Fort Pierce Criminal Attorney

The newbie went to Monica’s front door to demand she turn down the Christian music or close her window. Of course, the newbie had no legal basis for infringing upon Monica’s protected First Amendment Rights.

The newbie made no effort to comply with the requirements of the Port St. Lucie noise ordinance. That ordinance expressly states that sounds are permitted, unless they exceed a specified level as measured by a decibel meter over a period of 15 minutes. The newbie would later explain that he did not have a decibel meter.

The newbie officer noticed that, in his opinion, the Christian music was creating a disturbance. Since Monica had not turned the music down enough for his liking, he returned to Monica’s house. At a hearing, the newbie testified that he “asked” Monica to step out of the house. He testified that Monica was not ordered out of the house, and that she was not under arrest at that time. He testified that Monica partly opened the door. She then sought to close the door, because there was no requirement for her to speak with the officer. After all, she had not been placed under arrest. At that point, the newbie grabbed Monica and forced her to the floor. The newbie charged Monica with “resisting arrest”, even though he had not told her she was under arrest and had only “asked” her to come outside.

Monica was also arrested under a State statute for disorderly conduct. The newbie asserted that the Christian music was causing a disturbance. Monica was given a free ride to St. Lucie County’s “Crossbar Hilton”, which also provides free accommodations to those accused of crimes. After bonding out, Monica retained Jeffrey H. Garland. Mr. Garland immediately identified the First Amendment issue.

After reviewing discovery materials, Mr. Garland filed a motion to dismiss alleging that the disorderly conduct arrest violated Monica’s rights to free speech and expression as guaranteed under the Florida and federal Constitutions.

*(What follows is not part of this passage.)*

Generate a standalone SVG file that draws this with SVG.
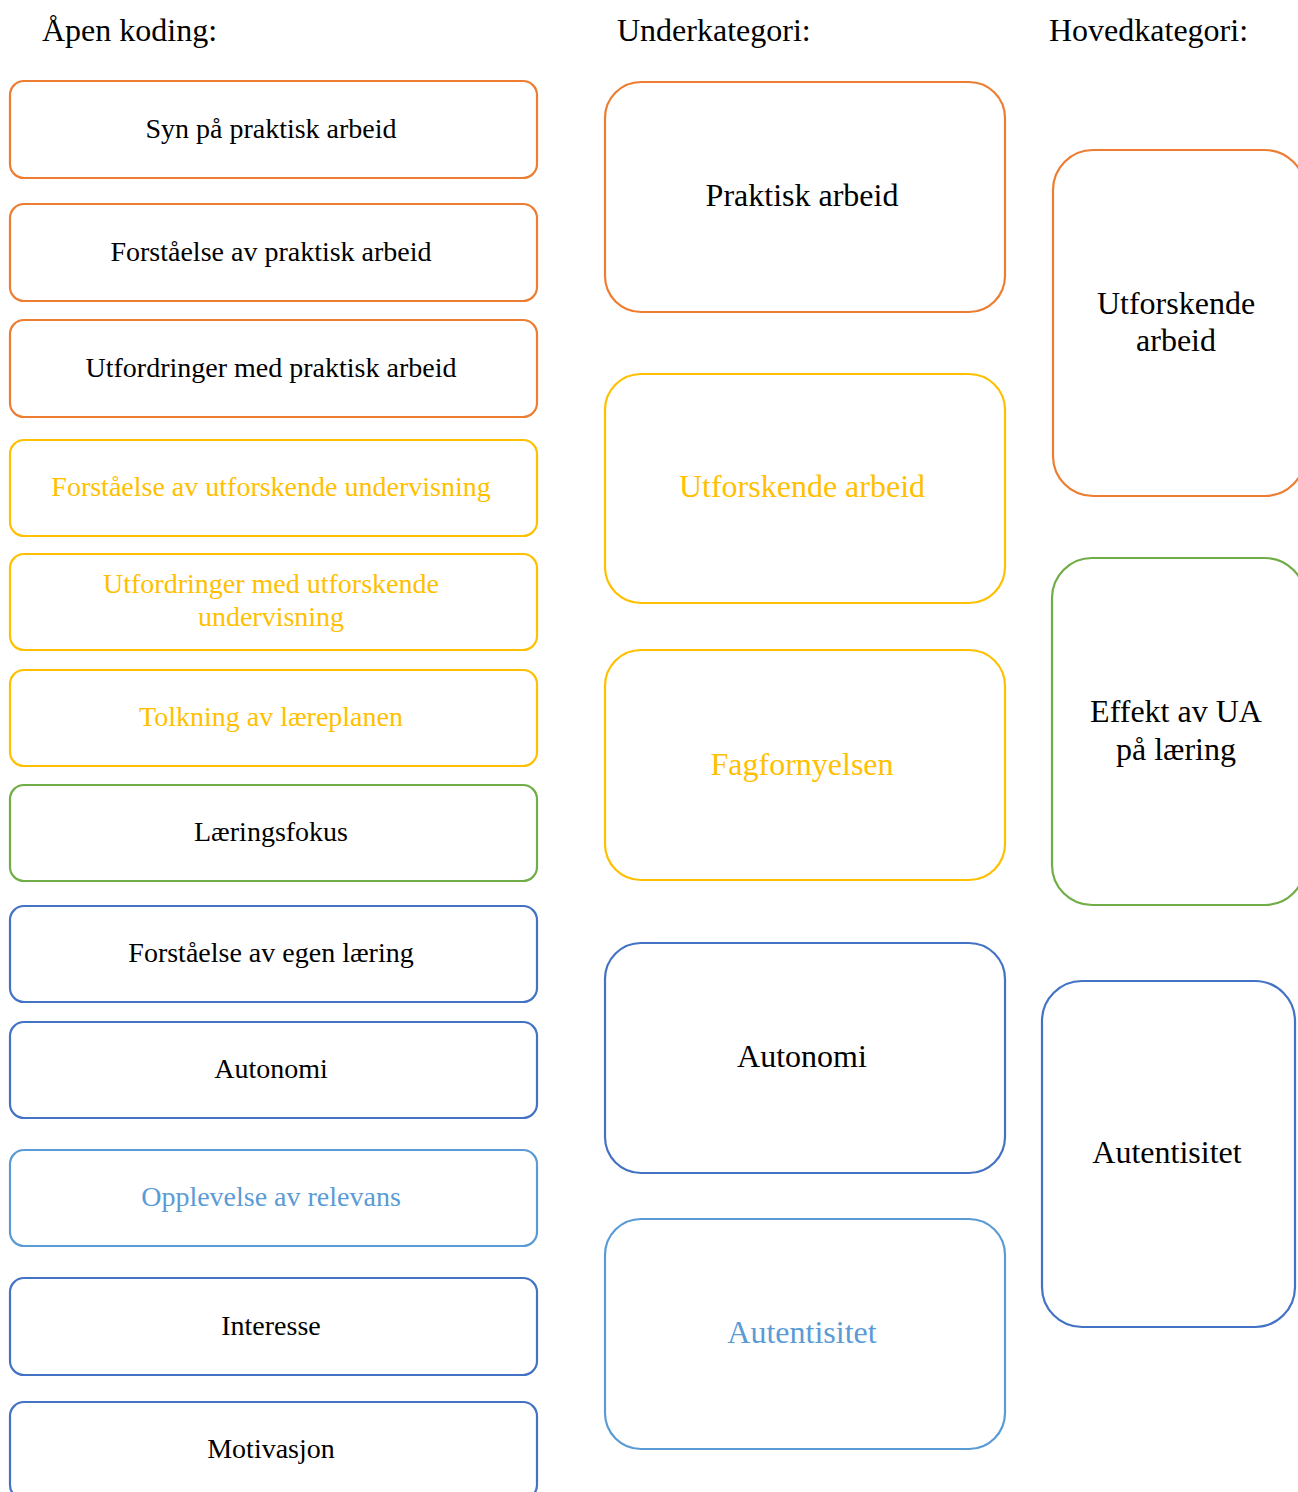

In moving to dismiss the charges, Mr. Garland noted:

  • Monica was in her own home.
  • The music source was an ordinary clock radio with a 2-1/2 inch speaker.
  • No measurement was made of the sound level.
  • The right to play music is protected under the First Amendment. See Saia v. New York, 334 US 558, 562 (1948) (“the police need not be given the power to deny a man the use of his radio in order to protect a neighbor against sleepless nights.”); State v. Catalano, 104 So.3d 1069, 1078 (Fla. 2012).
  • The incident took place at approximately 5:40 P.M. on a Tuesday afternoon. The disorderly conduct statute, §877.03, violates due process under the Florida and federal Constitutions, as well as the right to free speech, because there is no objective standard to evaluate whether the music constitutes a “disturbance” prosecutable under the statute.
  • Applied to Monica’s playing of Christian music in her own home, during daylight hours, the disorderly conduct statute is unconstitutionally overbroad. See Firestone v. News-Press Publishing Company, 538 So.2d 457, 459 (Fla. 1989) (“Restrictions on First Amendment rights must be supported by compelling governmental interest and must be narrowly drawn to insure that there is no more infringement than necessary.”).
  • The newbie’s arrest of Monica was “illegal”, because it violated Monica’s protected constitutional rights and was effectuated without a warrant. Therefore, the resisting charge should be dismissed, because the newbie was not lawfully executing a legal duty. Norton v. State, 691 So.2d 616, 617 (Fla. 5th DCA 1997).

At a hearing on 9/25/13, Judge Clifford H. Barnes rejected the State’s argument that police have authority to regulate music in a private home at 5:40 P.M. under the circumstances presented in this case. All charges were dismissed.

Comment

This case represents yet another example of police intrusion into private activities guaranteed under the Florida and United States Constitutions. It is significant that more experienced PSL officers understood the limitations of government power when they refused to act against Monica during previous calls by the neighbor from hell. While it is not surprising that a newbie officer would misunderstand the limits of governmental power to regulate protected speech, it is disappointing that prosecutors were just as disrespectful as the newbie of First Amendment rights. Do police and prosecutors foist such nonsense on the public to justify the illusion of ever increasing levels of criminal activity?